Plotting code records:
<<<<
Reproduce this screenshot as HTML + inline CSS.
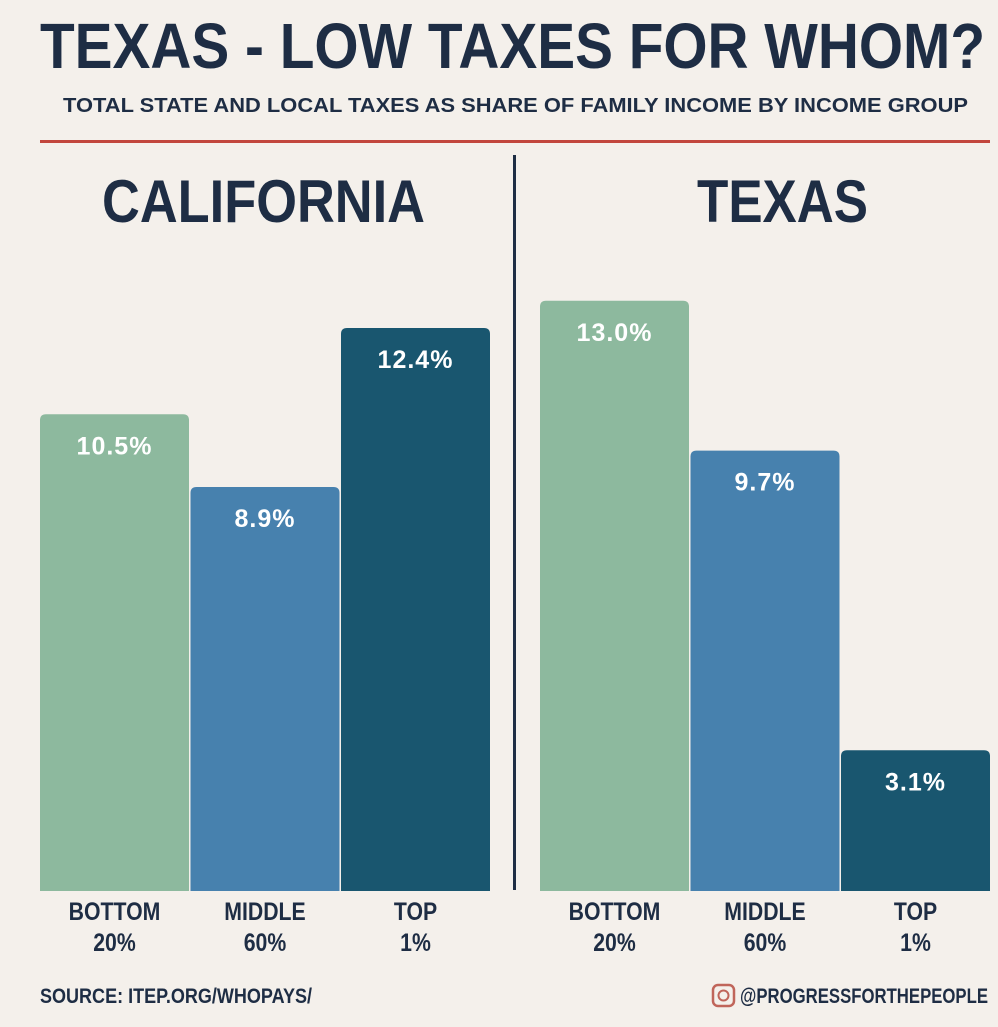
<!DOCTYPE html>
<html><head><meta charset="utf-8"><style>
html,body{margin:0;padding:0;background:#f4f0eb;}
svg{display:block;font-family:"Liberation Sans",sans-serif;font-weight:bold;}
</style></head><body>
<svg id="c" width="998" height="1027" viewBox="0 0 998 1027">
<rect width="998" height="1027" fill="#f4f0eb"/>
<text x="40" y="68" font-size="64" fill="#1e2d44" textLength="945" lengthAdjust="spacingAndGlyphs">TEXAS - LOW TAXES FOR WHOM?</text>
<text x="63" y="112" font-size="20" fill="#1e2d44" textLength="905" lengthAdjust="spacingAndGlyphs">TOTAL STATE AND LOCAL TAXES AS SHARE OF FAMILY INCOME BY INCOME GROUP</text>
<rect x="40" y="140" width="950" height="3" fill="#c2463d"/>
<rect x="513" y="155" width="3" height="735" fill="#1e2d44"/>
<text x="102" y="222" font-size="60" fill="#1e2d44" textLength="323" lengthAdjust="spacingAndGlyphs">CALIFORNIA</text>
<text x="697" y="222" font-size="60" fill="#1e2d44" textLength="171" lengthAdjust="spacingAndGlyphs">TEXAS</text>
<g id="bars"></g>
<text x="40" y="1003" font-size="21" fill="#1e2d44" textLength="272" lengthAdjust="spacingAndGlyphs">SOURCE: ITEP.ORG/WHOPAYS/</text>
<rect x="713" y="985" width="21" height="21" rx="5" fill="none" stroke="#c0655a" stroke-width="2.5"/>
<circle cx="723.5" cy="995.5" r="5" fill="none" stroke="#c0655a" stroke-width="2"/>
<text x="740" y="1003" font-size="21" fill="#1e2d44" textLength="248" lengthAdjust="spacingAndGlyphs">@PROGRESSFORTHEPEOPLE</text>
</svg>
<script>
const categories = ["BOTTOM|20%", "MIDDLE|60%", "TOP|1%"];
const californiaValues = [10.5, 8.9, 12.4];
const texasValues = [13.0, 9.7, 3.1];
const valueLabelsCA = ["10.5%", "8.9%", "12.4%"];
const valueLabelsTX = ["13.0%", "9.7%", "3.1%"];
const colors = ["#8db99e", "#4781ae", "#19566f"];
const NS = "http://www.w3.org/2000/svg";
const g = document.getElementById("bars");
const baseY = 891, pxPer = 45.4;
function y(v){ return baseY - v * pxPer; }
function panel(x0, vals, labels, name){
  vals.forEach((v, i) => {
    const x = x0 + i * 150.5, w = 149, top = y(v), h = baseY - top, r = 6;
    const p = document.createElementNS(NS, "path");
    p.setAttribute("d", `M${x},${baseY} V${top+r} Q${x},${top} ${x+r},${top} H${x+w-r} Q${x+w},${top} ${x+w},${top+r} V${baseY} Z`);
    p.setAttribute("fill", colors[i]);
    
    
    g.appendChild(p);
    const t = document.createElementNS(NS, "text");
    t.setAttribute("x", x + w/2); t.setAttribute("y", top + 40);
    t.setAttribute("text-anchor", "middle"); t.setAttribute("font-size", "25");
    t.setAttribute("fill", "#ffffff"); t.setAttribute("letter-spacing", "1");
    t.textContent = labels[i];
    
    
    g.appendChild(t);
    categories[i].split("|").forEach((s, k) => {
      const c = document.createElementNS(NS, "text");
      c.setAttribute("x", x + w/2); c.setAttribute("y", 920 + k*31);
      c.setAttribute("text-anchor", "middle"); c.setAttribute("font-size", "25");
      c.setAttribute("fill", "#1e2d44");
      c.setAttribute("transform", `translate(${x + w/2},0) scale(0.85,1) translate(${-(x + w/2)},0)`);
      c.textContent = s;
      
      
      g.appendChild(c);
    });
  });
}
panel(40, californiaValues, valueLabelsCA, "ca");
panel(540, texasValues, valueLabelsTX, "tx");
</script>
</body></html>
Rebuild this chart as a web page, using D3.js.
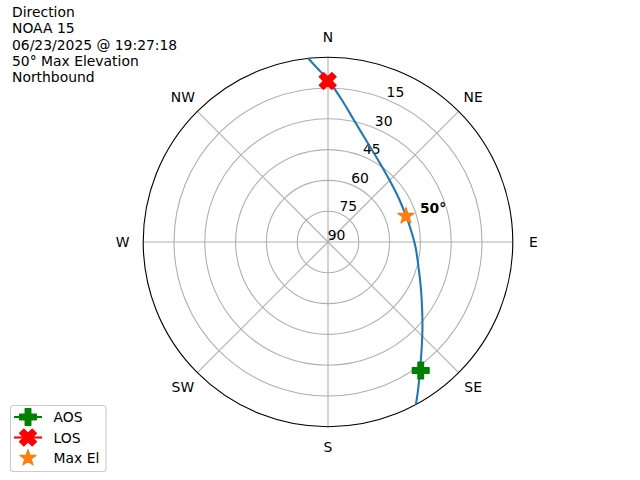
>>>>
**THE TASK**
Give the material again exactly as it is, but keep the pictures out.

**WRITTEN SOLUTION**
Reproduce this screenshot as HTML + inline CSS.
<!DOCTYPE html>
<html><head><meta charset="utf-8"><style>
html,body{margin:0;padding:0;background:#f4f0eb;}
svg{display:block;font-family:"Liberation Sans",sans-serif;font-weight:bold;}
</style></head><body>
<svg id="c" width="998" height="1027" viewBox="0 0 998 1027">
<rect width="998" height="1027" fill="#f4f0eb"/>
<text x="40" y="68" font-size="64" fill="#1e2d44" textLength="945" lengthAdjust="spacingAndGlyphs">TEXAS - LOW TAXES FOR WHOM?</text>
<text x="63" y="112" font-size="20" fill="#1e2d44" textLength="905" lengthAdjust="spacingAndGlyphs">TOTAL STATE AND LOCAL TAXES AS SHARE OF FAMILY INCOME BY INCOME GROUP</text>
<rect x="40" y="140" width="950" height="3" fill="#c2463d"/>
<rect x="513" y="155" width="3" height="735" fill="#1e2d44"/>
<text x="102" y="222" font-size="60" fill="#1e2d44" textLength="323" lengthAdjust="spacingAndGlyphs">CALIFORNIA</text>
<text x="697" y="222" font-size="60" fill="#1e2d44" textLength="171" lengthAdjust="spacingAndGlyphs">TEXAS</text>
<g id="bars"></g>
<text x="40" y="1003" font-size="21" fill="#1e2d44" textLength="272" lengthAdjust="spacingAndGlyphs">SOURCE: ITEP.ORG/WHOPAYS/</text>
<rect x="713" y="985" width="21" height="21" rx="5" fill="none" stroke="#c0655a" stroke-width="2.5"/>
<circle cx="723.5" cy="995.5" r="5" fill="none" stroke="#c0655a" stroke-width="2"/>
<text x="740" y="1003" font-size="21" fill="#1e2d44" textLength="248" lengthAdjust="spacingAndGlyphs">@PROGRESSFORTHEPEOPLE</text>
</svg>
<script>
const categories = ["BOTTOM|20%", "MIDDLE|60%", "TOP|1%"];
const californiaValues = [10.5, 8.9, 12.4];
const texasValues = [13.0, 9.7, 3.1];
const valueLabelsCA = ["10.5%", "8.9%", "12.4%"];
const valueLabelsTX = ["13.0%", "9.7%", "3.1%"];
const colors = ["#8db99e", "#4781ae", "#19566f"];
const NS = "http://www.w3.org/2000/svg";
const g = document.getElementById("bars");
const baseY = 891, pxPer = 45.4;
function y(v){ return baseY - v * pxPer; }
function panel(x0, vals, labels, name){
  vals.forEach((v, i) => {
    const x = x0 + i * 150.5, w = 149, top = y(v), h = baseY - top, r = 6;
    const p = document.createElementNS(NS, "path");
    p.setAttribute("d", `M${x},${baseY} V${top+r} Q${x},${top} ${x+r},${top} H${x+w-r} Q${x+w},${top} ${x+w},${top+r} V${baseY} Z`);
    p.setAttribute("fill", colors[i]);
    
    
    g.appendChild(p);
    const t = document.createElementNS(NS, "text");
    t.setAttribute("x", x + w/2); t.setAttribute("y", top + 40);
    t.setAttribute("text-anchor", "middle"); t.setAttribute("font-size", "25");
    t.setAttribute("fill", "#ffffff"); t.setAttribute("letter-spacing", "1");
    t.textContent = labels[i];
    
    
    g.appendChild(t);
    categories[i].split("|").forEach((s, k) => {
      const c = document.createElementNS(NS, "text");
      c.setAttribute("x", x + w/2); c.setAttribute("y", 920 + k*31);
      c.setAttribute("text-anchor", "middle"); c.setAttribute("font-size", "25");
      c.setAttribute("fill", "#1e2d44");
      c.setAttribute("transform", `translate(${x + w/2},0) scale(0.85,1) translate(${-(x + w/2)},0)`);
      c.textContent = s;
      
      
      g.appendChild(c);
    });
  });
}
panel(40, californiaValues, valueLabelsCA, "ca");
panel(540, texasValues, valueLabelsTX, "tx");
</script>
</body></html>
Rebuild this chart as a web page, using D3.js.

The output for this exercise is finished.